Can both of you name one of your favorite films, and what is it about this particular film that stands out for you?
Horowitz: For some reason, I was just thinking about Children of Men, which I love that it’s a little bit similar to Homecoming. It has a big, high concept premise but it’s definitely a character based (narrative).
Bloomberg: Terms of Endearment is my favorite movie and I think if you can get characters and performers to the point where you think of them as people and you’re watching these scenes unfold. You’re just marveling at these people you know, and even when the movie’s over and you’re in your life and you just think about those moments and interactions between those people as you have interactions with other people in your life. That’s the goal to me, is to create things that stick in your brain with the same vividness as a memory. And I think that film does it better than any other.
When did each of you know that storytelling was going to become a big part of your life?

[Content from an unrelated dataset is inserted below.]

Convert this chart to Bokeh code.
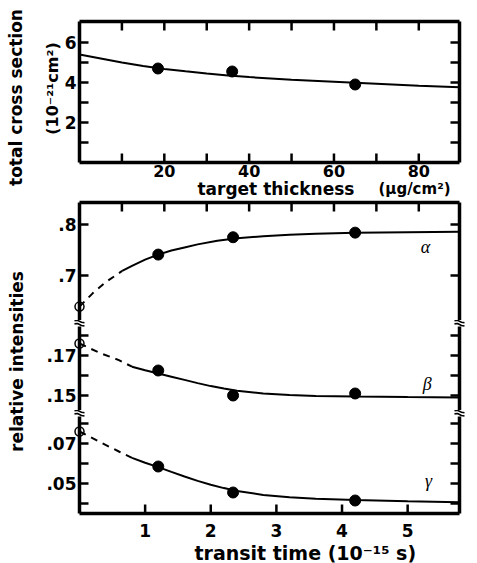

Horowitz: I think I was always interested in how a different form of (storytelling) can affect how that story can be told. So this process of moving from audio to visual has been very much about that.
Bloomberg: I could not stop watching TV and I could not stop going to the movie theater. I wanted to do that as long as I can remember – that was the only thing I cared about or thought was interesting, really. I think the style that I write in – I would listen to unedited TV all day as a sound mixer, and so I would listen to documentaries and corporate videos and as far as doing a feature film or whatever it was I would listen to people talking all day long for like 14-16 hours a day. And then I would go home on nights and weekends and I would need to dump this speech out somewhere. And so I was always writing but once I started sound mixing it really affected my ability to mimic speech. All those hours of listening to people had a drastic effect on how I render our language.
Forecasters are predicting audio is the next great frontier. How do you feel about its place in the content marketplace?
Horowitz: I do think audio occupies an interesting space because there is something specific about how our brain works, even just you can become engaged in a story just as you are driving or mowing the lawn – that is just a factual feature that audio, television, or books don’t have. So it is an interesting way of getting information while other parts of your brain and body are free. I don’t think that’s going away, so it’s interesting.
Bloomberg: I’m not an expert on any of this stuff but I just find it cuts through clutter in a weird way. Someone’s talking and you’re listening. It’s not multi-phased. You’re not in a 3D room (thinking) where do I even go? You’re not watching a screen with a million other options and you’re being inundated. It’s just like a person is talking. When I get in my car and I listen to an Audible book or something like that, it’s incredibly soothing how straightforward that transaction is.